12th annual Diversity Leadership Conference
During the 12th annual Diversity Leadership Conference luncheon, Deputy Assistant Secretary of the Army for Diversity and Leadership Larry Stubblefield affirmed the Army's commitment to diversity.

WEST POINT, N.Y. (Oct. 26, 2011) -- The 12th annual Diversity Leadership Conference gathered more than 150 senior leaders Oct. 19-21 from all services of the Department of Defense, to include representatives of the Air Force Academy and members of the Army Diversity Office, along with industry professionals.

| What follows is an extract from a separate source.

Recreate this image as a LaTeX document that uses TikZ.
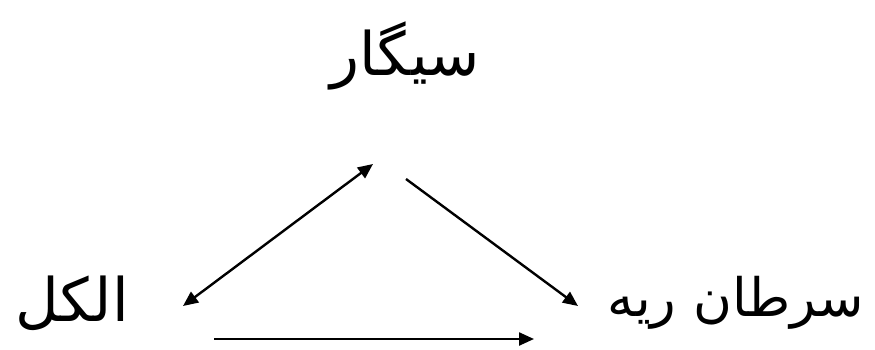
\documentclass[tikz,border=0pt]{standalone}
\usepackage{fontspec}
\usetikzlibrary{arrows.meta}
\newfontfamily\arabicfont[Script=Arabic]{DejaVu Sans}
\TeXXeTstate=1
\begin{document}
\begin{tikzpicture}[x=1pt,y=-1pt,
  lbl/.style={inner sep=0pt,font=\arabicfont\fontsize{60}{72}\selectfont},
  arr/.style={line width=2.4pt,-{Triangle[length=15pt,width=13pt]}},
  darr/.style={line width=2.4pt,{Triangle[length=15pt,width=13pt]}-{Triangle[length=15pt,width=13pt]}}]
\useasboundingbox (0,0) rectangle (875,349);
\node[lbl] (cig) at (405,56) {\beginR سیگار\endR};
\node[lbl] (alc) at (72,303) {\beginR الکل\endR};
\node[lbl,font=\arabicfont\fontsize{53}{64}\selectfont] (lung) at (736,303) {\beginR سرطان ریه\endR};
\coordinate (a1) at (183,306);
\coordinate (c1) at (373,164);
\coordinate (c2) at (406,179);
\coordinate (l1) at (578,306);
\coordinate (a2) at (214,339);
\coordinate (l2) at (534,339);
\draw[darr] (a1) -- (c1);
\draw[arr] (c2) -- (l1);
\draw[arr] (a2) -- (l2);
\end{tikzpicture}
\end{document}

The conference emphasizes the inherent value of harnessing the holistic power of diversity in five key areas: culture, talent management, respect, workforce development and outreach. Each track aligns with the five goals outlined in the Army Diversity Roadmap, Lt. Col. Kay Emerson, West Point diversity officer, said. The purpose is to obtain best practices in diversity and inclusion that the academy should incorporate at West Point, or further explore for incorporation or recommend to the Army for consideration into training, policy or practice.

Lt. Gen. David H. Huntoon Jr., U.S. Military Academy superintendent, set the tone of the conference during the morning address to the attendees. He asked that everyone make the most of their time by ensuring the conference proceedings at the academy were inextricably linked to Army's diversity efforts. More than just an academic exercise, he challenged the group to create a meaningful action plan at the end of the three-day conference.

"It was important to us … to make sure that what we were going to do today not only reflects the vision of the U.S. Army but really is done to a very high standard," Huntoon said. "When we say words like 'diversity' and 'inclusion' they come off the tongue rather quickly in our culture. It's easy to say those words, but I think if we want to do something substantial here, we've got to do it really to the highest possible standard."

The panelists and facilitators invited provided a global perspective to a broad range of topics to include religious reform and the challenges of a post-repeal military. Speakers, like filmmaker Abigail Disney and Louis Caldera, West Point graduate and vice president of the Jack Kent Cooke Foundation, lent their expertise on progressive thinking and challenging conventional wisdom. The Class of 2013 was selected to attend Disney's presentation, Emerson said, as they are looking into the future at their Army careers and could more readily put into practice the lessons she shared.

During the conference luncheon, Deputy Assistant Secretary of the Army for Diversity and Leadership Larry Stubblefield affirmed the Army's commitment to diversity. Selected to the position in August 2010, Stubblefield is responsible for developing and implementing a strategy that sets a clear and concise direction that will better position the Army to recruit, develop and retain the most talented in the nation (http://eeoa.army.pentagon.mil/web/index.cfm).

"Our Army consists of men and women of different backgrounds, cultures, ideals and beliefs who need to know and understand they're valued members at every level," he said. "They need to know that, where appropriate, we will find ways to leverage their special backgrounds and skills to create a better Army."

Stubblefield also presented the documentary "For Love of Liberty," a film about African Americans and their service to the country. Produced in cooperation with the U.S. Army, the film conveys the untold story of black patriots throughout the nation's history who helped win and protect freedoms, even when they were denied those freedoms.

"I also want to assure you that today's Army provides the platform for not only African Americans but all Americans to express their love of liberty," Stubblefield said.

Six Cadet Affinity Clubs volunteered support during the conference, to include the Native American Heritage Club, the Gospel Choir and the Asian and Pacific Heritage Club.

Representatives from several clubs were recognized during the luncheon by retired Brig. Gen. Andre Sayles and Archie Elam, from the West Point Association of Graduates Diversity Leadership Council. A ceremonial check for $10,000 was presented to the Cadet Affinity Clubs of West Point on behalf of the conference planning committee and corporate donations. The funds will allow clubs to take trips to cultural immersion zones around the country and internationally.

The theme of this year's conference was "Cultivating Leadership and Inclusion for Service to the Nation." The WPAOG hosted the first diversity conference in 1996, which was recognized as the Minority Outreach Conference. The name change occurred in 2005 with a focus toward addressing the importance and challenges of organizational diversity, as it relates to inclusionary policies and practices. In 2009, the conference highlight was the unveiling of the Army's Diversity Policy with retired Brig. Gen. Belinda Pinckney, former Army Diversity Office chief, presenting the memorandum.

In previous years, the WPAOG provided much of the coordinating efforts. This year's event was a joint effort, with the bulk of the coordinating effort provided by the West Point Staff.